## [EXERCISE AIM]
Transcribe the material exactly. Images do not belong in the copy.

::: DATASET RECORDS :::

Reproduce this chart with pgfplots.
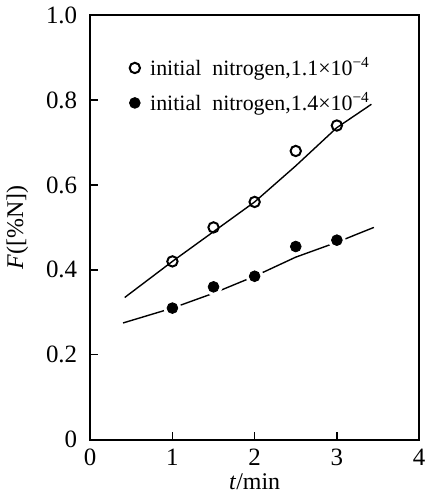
\documentclass[border=0pt]{standalone}
\usepackage{fontspec}
\setmainfont{Liberation Serif}
\usepackage{pgfplots}
\pgfplotsset{compat=1.18}

\begin{document}
\begin{tikzpicture}
\begin{axis}[
    width=165pt, height=213pt,
    scale only axis,
    xmin=0, xmax=4,
    ymin=0, ymax=1.0,
    xtick={0,1,2,3,4},
    ytick={0,0.2,0.4,0.6,0.8,1.0},
    yticklabels={0,0.2,0.4,0.6,0.8,1.0},
    tick align=inside,
    tick pos=left,
    major tick length=4pt,
    axis line style={line width=0.8pt},
    every tick/.style={line width=0.7pt, black},
    /pgf/number format/assume math mode=true,
    tick label style={font=\fontsize{12.5}{14}\selectfont},
    yticklabel style={xshift=-3pt},
    xticklabel style={yshift=-1pt},
    xlabel={\textit{t}/min},
    ylabel={\textit{F}([\%N])},
    label style={font=\fontsize{12}{14}\selectfont},
    xlabel style={yshift=3pt},
    ylabel style={yshift=2pt},
    legend style={at={(rel axis cs:0.1,0.92)}, anchor=north west, draw=none, fill=none,
        font=\fontsize{11}{13}\selectfont, row sep=3pt},
    legend cell align=left,
]
% fitted line, open symbols
\addplot[black, line width=0.7pt, forget plot] coordinates {(0.42,0.335) (1,0.42) (1.5,0.49) (2,0.56) (2.5,0.645) (3,0.735) (3.42,0.79)};
% fitted line, filled symbols
\addplot[black, line width=0.7pt, forget plot] coordinates {(0.4,0.275) (1,0.31) (1.5,0.345) (2,0.385) (2.5,0.43) (3,0.465) (3.45,0.50)};
% white halo around filled points (gaps in line)
\addplot[only marks, mark=*, mark size=4.2pt, white, forget plot] coordinates {(1,0.31) (1.5,0.36) (2,0.385) (2.5,0.455) (3,0.47)};
\addplot[only marks, mark=o, mark size=2.6pt, mark options={line width=1pt, fill=white}, black] coordinates {(1,0.42) (1.5,0.50) (2,0.56) (2.5,0.68) (3,0.74)};
\addlegendentry{\hspace{3pt}initial\ \ nitrogen,1.1×10\textsuperscript{−4}}
\addplot[only marks, mark=*, mark size=2.7pt, black] coordinates {(1,0.31) (1.5,0.36) (2,0.385) (2.5,0.455) (3,0.47)};
\addlegendentry{\hspace{3pt}initial\ \ nitrogen,1.4×10\textsuperscript{−4}}
\end{axis}
\end{tikzpicture}
\end{document}
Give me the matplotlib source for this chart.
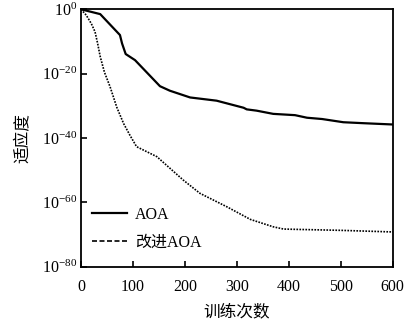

:::

## [REPLY]
Reproduce this chart with pgfplots.
\documentclass[border=0pt]{standalone}
\usepackage{fontspec}
\setmainfont{Liberation Serif}
\usepackage{pgfplots}
\pgfplotsset{compat=1.18}

\begin{document}
\begin{tikzpicture}
\begin{axis}[
    width=165pt, height=213pt,
    scale only axis,
    xmin=0, xmax=4,
    ymin=0, ymax=1.0,
    xtick={0,1,2,3,4},
    ytick={0,0.2,0.4,0.6,0.8,1.0},
    yticklabels={0,0.2,0.4,0.6,0.8,1.0},
    tick align=inside,
    tick pos=left,
    major tick length=4pt,
    axis line style={line width=0.8pt},
    every tick/.style={line width=0.7pt, black},
    /pgf/number format/assume math mode=true,
    tick label style={font=\fontsize{12.5}{14}\selectfont},
    yticklabel style={xshift=-3pt},
    xticklabel style={yshift=-1pt},
    xlabel={\textit{t}/min},
    ylabel={\textit{F}([\%N])},
    label style={font=\fontsize{12}{14}\selectfont},
    xlabel style={yshift=3pt},
    ylabel style={yshift=2pt},
    legend style={at={(rel axis cs:0.1,0.92)}, anchor=north west, draw=none, fill=none,
        font=\fontsize{11}{13}\selectfont, row sep=3pt},
    legend cell align=left,
]
% fitted line, open symbols
\addplot[black, line width=0.7pt, forget plot] coordinates {(0.42,0.335) (1,0.42) (1.5,0.49) (2,0.56) (2.5,0.645) (3,0.735) (3.42,0.79)};
% fitted line, filled symbols
\addplot[black, line width=0.7pt, forget plot] coordinates {(0.4,0.275) (1,0.31) (1.5,0.345) (2,0.385) (2.5,0.43) (3,0.465) (3.45,0.50)};
% white halo around filled points (gaps in line)
\addplot[only marks, mark=*, mark size=4.2pt, white, forget plot] coordinates {(1,0.31) (1.5,0.36) (2,0.385) (2.5,0.455) (3,0.47)};
\addplot[only marks, mark=o, mark size=2.6pt, mark options={line width=1pt, fill=white}, black] coordinates {(1,0.42) (1.5,0.50) (2,0.56) (2.5,0.68) (3,0.74)};
\addlegendentry{\hspace{3pt}initial\ \ nitrogen,1.1×10\textsuperscript{−4}}
\addplot[only marks, mark=*, mark size=2.7pt, black] coordinates {(1,0.31) (1.5,0.36) (2,0.385) (2.5,0.455) (3,0.47)};
\addlegendentry{\hspace{3pt}initial\ \ nitrogen,1.4×10\textsuperscript{−4}}
\end{axis}
\end{tikzpicture}
\end{document}
Give me the matplotlib source for this chart.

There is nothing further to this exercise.